Registrant’s telephone number, including area code: (801) 278-5552

 

N/A

(Former name or former address, if changed since last report.)

 

 

Check the appropriate box below if the Form 8-K filing is intended to simultaneously satisfy the filing obligation of the registrant under any of the following provisions:

 

 ¨ Written communications pursuant to Rule 425 under the Securities Act (17 CFR 230.425)
 ¨ Soliciting material pursuant to Rule 14a-12 under the Exchange Act (17 CFR 240.14a-12)
 ¨ Pre-commencement communications pursuant to Rule 14d-2(b) under the Exchange Act (17 CFR 240.14d-2(b))
 ¨ Pre-commencement communications pursuant to Rule 13e-4(c) under the Exchange Act (17 CFR 240.13e-4(c))
 
 

 

Item 1.01 Entry into a Material Definitive Agreement.

 

On July 2, 2012, Black Diamond, Inc. (the “Company” or “Black Diamond”) entered into an amendment (the “Amendment”) to the Share Transfer Agreement (the “Agreement”) dated as of June 7, 2012, by and among Black Diamond, Ember Scandinavia AB, a Swedish corporation and wholly owned subsidiary of Black Diamond, and the shareholders of POC Sweden AB (“POC”), a Stockholm-based developer and manufacturer of protective gear for action sports athletes.
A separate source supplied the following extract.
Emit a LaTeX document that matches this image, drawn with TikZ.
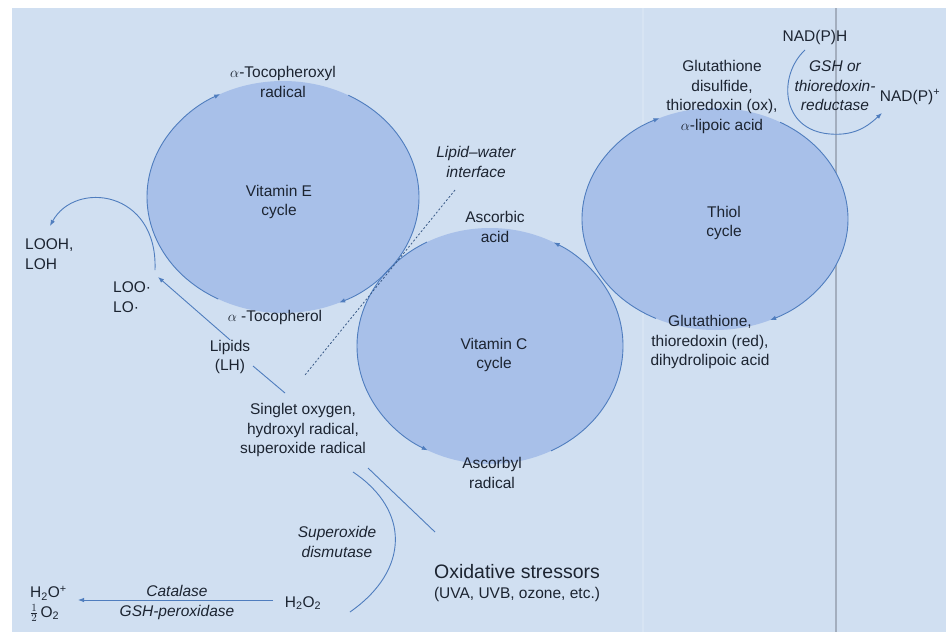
\documentclass[tikz,border=0pt]{standalone}
\usepackage{fontspec}
\setmainfont{Liberation Sans}
\usetikzlibrary{arrows.meta,shapes.geometric}
\definecolor{bgblue}{HTML}{D0DFF1}
\definecolor{cycfill}{HTML}{A8C0E9}
\definecolor{cycline}{HTML}{4F7DBE}
\definecolor{ink}{HTML}{1C2431}
\definecolor{gutter}{HTML}{A3AEBE}
\tikzset{
  cyc/.style={ellipse,fill=cycfill,inner sep=0pt},
  ring/.style={draw=cycline,line width=0.9pt,-{Latex[length=6pt,width=4.5pt]}},
  flow/.style={draw=cycline,line width=0.9pt},
  iface/.style={draw=cycline!70!black,line width=0.8pt,dash pattern=on 2pt off 2pt},
  lbl/.style={text=ink,inner sep=0pt,align=center,font=\fontsize{15.5}{19.5}\selectfont},
  enz/.style={lbl,font=\fontsize{15.5}{19.5}\selectfont\itshape},
}
\begin{document}
\begin{tikzpicture}[x=1pt,y=-1pt]
\useasboundingbox (0,0) rectangle (946,641);
\fill[white] (0,0) rectangle (946,641);
\fill[bgblue] (12,8) rectangle (946,632);
\draw[bgblue!85!white,line width=2pt] (643,8) -- (643,632);
\draw[gutter,line width=1.2pt] (836,8) -- (836,632);

% the three cycles
\node[cyc,minimum width=272pt,minimum height=232pt] (vitE) at (283,197) {};
\node[cyc,minimum width=266pt,minimum height=236pt] (vitC) at (490,346) {};
\node[cyc,minimum width=266pt,minimum height=222pt] (thiol) at (715,219) {};

\draw[ring] (vitE.center) ++(118.4:136 and 116) arc[start angle=118.4,end angle=242.5,x radius=136,y radius=116];
\draw[ring] (vitE.center) ++(-61.3:136 and 116) arc[start angle=-61.3,end angle=65.6,x radius=136,y radius=116];
\draw[ring] (vitC.center) ++(241.7:133 and 118) arc[start angle=241.7,end angle=117.9,x radius=133,y radius=118];
\draw[ring] (vitC.center) ++(62.7:133 and 118) arc[start angle=62.7,end angle=-61.4,x radius=133,y radius=118];
\draw[ring] (thiol.center) ++(116.4:133 and 111) arc[start angle=116.4,end angle=245.3,x radius=133,y radius=111];
\draw[ring] (thiol.center) ++(-60.7:133 and 111) arc[start angle=-60.7,end angle=65.5,x radius=133,y radius=111];

\node[lbl] (vitEtxt) at (279,202) {Vitamin E\\cycle};
\node[lbl] (vitCtxt) at (494,355) {Vitamin C\\cycle};
\node[lbl] (thioltxt) at (724,223) {Thiol\\cycle};

\node[lbl] (tocoxyl) at (283,82) {$\alpha$-Tocopheroxyl\\radical};
\node[lbl] (toco) at (275,317) {$\alpha$ -Tocopherol};
\node[lbl] (ascacid) at (495,227) {Ascorbic\\acid};
\node[lbl] (ascyl) at (492,473) {Ascorbyl\\radical};
\node[lbl] (gssg) at (722,97) {Glutathione\\disulfide,\\thioredoxin (ox),\\$\alpha$-lipoic acid};
\node[lbl] (gsh) at (710,342) {Glutathione,\\thioredoxin (red),\\dihydrolipoic acid};

% NAD(P)H side
\node[lbl] (nadph) at (815,37) {NAD(P)H};
\node[enz] (trxr) at (835,86) {GSH or\\thioredoxin-\\reductase};
\node[lbl] (nadp) at (910,97) {NAD(P)\textsuperscript{+}};
\coordinate (nadA) at (805,50);
\coordinate (nadB) at (882,113);
\draw[ring] (nadA) .. controls (778,75) and (780,130) .. (830,134) .. controls (855,136) and (868,126) .. (nadB);

% lipid side
\node[enz] (lipwater) at (476,162) {Lipid–water\\interface};
\coordinate (ifa) at (455,190);
\coordinate (ifb) at (305,375);
\draw[iface] (ifa) -- (ifb);

\node[lbl,anchor=west,align=left] (looh) at (25,254) {LOOH,\\LOH};
\node[lbl,anchor=west,align=left] (loo) at (113,297) {LOO·\\LO·};
\node[lbl] (lipids) at (230,357) {Lipids\\(LH)};
\node[lbl] (singlet) at (303,430) {Singlet oxygen,\\hydroxyl radical,\\superoxide radical};
\coordinate (lo) at (155,270);
\coordinate (lotip) at (158,277);
\coordinate (loohin) at (50,226);
\coordinate (lh) at (253,366);
\coordinate (so) at (285,393);
\draw[ring] (lo) .. controls (158,190) and (75,180) .. (loohin);
\draw[ring] (lipids.north) -- (lotip);
\draw[flow] (so) -- (lh);

% stressors
\node[enz] (sod) at (337,542) {Superoxide\\dismutase};
\node[text=ink,inner sep=0pt,font=\fontsize{19.5}{22}\selectfont] (stress) at (517,572) {Oxidative stressors};
\node[lbl] (uv) at (517,594) {(UVA, UVB, ozone, etc.)};
\coordinate (soda) at (353,472);
\coordinate (sodb) at (350,612);
\coordinate (osa) at (368,468);
\coordinate (osb) at (435,532);
\draw[flow] (soda) .. controls (410,510) and (410,570) .. (sodb);
\draw[flow] (osb) -- (osa);

% peroxide
\node[lbl] (h2o2) at (303,603) {H\textsubscript{2}O\textsubscript{2}};
\node[lbl,anchor=west,align=left] (prod) at (30,604) {H\textsubscript{2}O\textsuperscript{+}\\$\frac{1}{2}$\,O\textsubscript{2}};
\node[enz] (cat) at (177,591) {Catalase};
\node[enz] (gpx) at (177,612) {GSH-peroxidase};
\coordinate (catA) at (273,600);
\coordinate (catB) at (78,600);
\draw[ring] (catA) -- (catB);
\end{tikzpicture}
\end{document}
The Company filed a Current Report on Form 8-K with the Securities and Exchange Commission on June 13, 2012 describing the entry into the Agreement. Under the Amendment, the parties have agreed to amend the Agreement to provide that the 460,065 shares of Black Diamond common stock to be issued to the shareholders of POC will not be registered under the Securities Act of 1933, as amended, based on available exemptions from registration.

 

The foregoing description of the Amendment does not purport to be complete and is qualified in its entirety by reference to the Amendment, which is included as Exhibit 10.2 to this Current Report on Form 8-K and is incorporated herein by reference.

 

Item 9.01 Financial Statements and Exhibits

 

  (d) Exhibits. The following Exhibits are filed herewith as a part of this Current Report on Form 8-K Report:

 

Exhibit

Description

 

10.1

Share Transfer Agreement, dated as of June 7, 2012, by and among Black Diamond, Inc., Ember Scandinavia AB, and the shareholders of POC Sweden AB (filed as Exhibit 10.1 to the Company’s Current Report on Form 8-K, filed with the Commission on June 13, 2012 and incorporated herein by reference).

 

10.2 Amendment, dated July 2, 2012, to Share Transfer Agreement, dated as of June 7, 2012, by and among Black Diamond, Inc., Ember Scandinavia AB, and the shareholders of POC Sweden AB.

 

 
 

 

SIGNATURES

 

Pursuant to the requirements of the Securities Exchange Act of 1934, the Registrant has duly caused this report to be signed on its behalf by the undersigned hereunto duly authorized.

 

Dated: July 6, 2012

 

  BLACK DIAMOND, INC.
 

 

By: /s/ Robert Peay

Name: Robert Peay

Title: Chief Financial Officer, Secretary and Treasurer

 

 

 

 
 

EXHIBIT INDEX

 

Exhibit

Description

 

10.2 Amendment, dated July 2, 2012, to Share Transfer Agreement, dated as of June 7, 2012, by and among Black Diamond, Inc., Ember Scandinavia AB, and the shareholders of POC Sweden AB.